The kidnapping came as a complete surprise, though.

Posted by: djpaterson | Sunday, 15 April, 2007

Avoidance behaviour

OK, so after doing well in the Writers’ & Artists’ Yearbook competition, why am I displaying classic signs of avoidance behaviour? 

It’s my busy time at work, and from this week (and for the next six weeks) I’m going to have to go to work for an extra day a week – that takes me to an impressive – 4 days a week! This means that my writing time is reduced, and I really need to get cracking and finish my re-draft of Depot 573, so I can strike whilst the proverbial iron is hot. 

Depot 573

In that case, why am I throwing even more barriers in the way by just placing an Amazon order for Meg Gardiner’s Mission Canyon, Jericho Point and Crosscut? Because I read Meg’s first book in the series, China Lake (on Stephen King’s recommendation), and now I have this nagging worry that her heroine, Evan Delaney, might be in danger. I need to find out!

Oh well, looks like I’ll just have to get by on 4 hours sleep a night, again!  

Posted by: djpaterson | Saturday, 7 April, 2007

Competition Success!!

WAYB

Had some great news by email on Thursday. I entered the first 8,500 words of Depot 573 into the Writers’ & Artists’ Yearbook 2007 novel writing competition and have just found out I was one of the 100 winners!! But don’t take my word for it – have a look here.

Posted by: djpaterson | Saturday, 31 March, 2007

Crime Writing – Sophie Hannah

Little Face 

Just attended a crime writing workshop with Sophie Hannah.  Turned out to be more of lecture with Q&A rather than a workshop, but she was a very interesting lady, and just a brief overview of the plot of her first crime novel, Little Face, had me hooked. I already had a copy on order from the library, but now have a pristine signed copy in my hands.

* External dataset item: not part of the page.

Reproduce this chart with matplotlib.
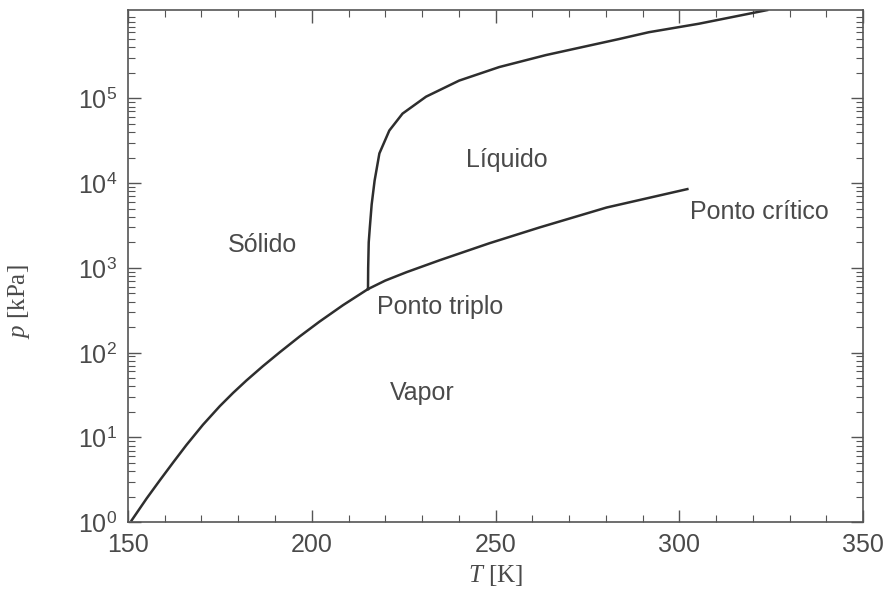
import matplotlib
matplotlib.use("Agg")
import matplotlib.pyplot as plt
import matplotlib.ticker as ticker
import numpy as np

plt.rcParams["mathtext.fontset"] = "custom"
plt.rcParams["mathtext.rm"] = "Liberation Sans"
plt.rcParams["mathtext.it"] = "Liberation Serif:italic"

# valores (T em K, p em kPa)
sub_T = [151.0, 155.1, 158.7, 162.3, 165.9, 170.4, 175.0, 178.6, 182.2, 186.7,
         191.3, 196.7, 202.1, 208.5, 215.3]
sub_p = [1.05, 1.91, 3.13, 5.07, 8.13, 14.1, 23.4, 33.5, 46.8, 69.2,
         101, 155, 232, 363, 562]

vap_T = [215.3, 220.0, 225.8, 234.8, 248.3, 262.0, 280.2, 302.2]
vap_p = [562, 708, 890, 1230, 1950, 3000, 5150, 8500]

fus_T = [215.3, 215.35, 215.5, 215.8, 216.3, 217.1, 218.4, 221.1, 224.7, 231.1,
         240.1, 251.0, 263.7, 276.3, 283.6, 291.7, 305.3, 323.9]
fus_p = [562, 1000, 2000, 3000, 5600, 10700, 22400, 41700, 66100, 104700,
         162000, 234000, 324000, 427000, 501000, 603000, 759000, 1.1e6]

labels = ["Sólido", "Líquido", "Vapor", "Ponto triplo", "Ponto crítico"]
label_T = [186.7, 253.2, 230.0, 234.8, 321.7]
label_p = [1850, 18600, 33, 350, 4600]

xticks = [150, 200, 250, 300, 350]
yticks = [1e0, 1e1, 1e2, 1e3, 1e4, 1e5]

txt = "#4a4a4a"
line = "#2e2e2e"

fig = plt.figure(figsize=(8.87, 5.94), dpi=100)
ax = fig.add_axes([0.1443, 0.121, 0.8287, 0.862])

ax.plot(sub_T, sub_p, color=line, lw=1.8)
ax.plot(vap_T, vap_p, color=line, lw=1.8)
ax.plot(fus_T, fus_p, color=line, lw=1.8)

for s, t, p in zip(labels, label_T, label_p):
    ax.text(t, p, s, ha="center", va="center", fontsize=18,
            family="Liberation Sans", color=txt)

ax.set_yscale("log")
ax.set_xlim(150, 350)
ax.set_ylim(1, 1.1e6)
ax.set_xticks(xticks)
ax.set_xticklabels([str(v) for v in xticks])
ax.xaxis.set_minor_locator(ticker.MultipleLocator(10))
ax.set_yticks(yticks)
ax.set_yticklabels([r"$10^{%d}$" % i for i in range(len(yticks))])
ax.yaxis.set_minor_locator(ticker.LogLocator(base=10, subs=np.arange(2, 10), numticks=20))
ax.yaxis.set_minor_formatter(ticker.NullFormatter())

ax.tick_params(which="both", direction="in", top=True, right=True, colors="#555555",
               labelcolor=txt, labelsize=18)
ax.tick_params(which="major", length=9, width=1)
ax.tick_params(which="minor", length=5, width=0.8)
ax.tick_params(axis="x", which="major", pad=8)
ax.tick_params(axis="y", which="major", pad=8)
for lbl in ax.get_xticklabels() + ax.get_yticklabels():
    lbl.set_family("Liberation Sans")
for sp in ax.spines.values():
    sp.set_color("#555555")
    sp.set_linewidth(1.2)

ax.set_xlabel(r"$T$ [K]", fontsize=18, family="Liberation Serif", color=txt)
ax.set_ylabel(r"$p$ [kPa]", fontsize=18, family="Liberation Serif", color=txt)
ax.xaxis.set_label_coords(0.5, -0.08)
ax.yaxis.set_label_coords(-0.13, 0.43)

fig.savefig("out.png", dpi=100)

 Now, do I have the patience to wait so as not to spoil my new copy?

 Doubt it… 

Posted by: djpaterson | Saturday, 10 March, 2007

Submission Accepted!

Wow – I’ve just had a short story accepted for web publication (and when I say short, I mean short!).

55

55 Words is a great little site that publishes 55 words stories (and that means exactly 55 words – no more and no less). I’ve just heard from Anca Szilagyi that they will publish one of my offerings, Plummet, either later this month, or in April. I’ll post a link when it’s up.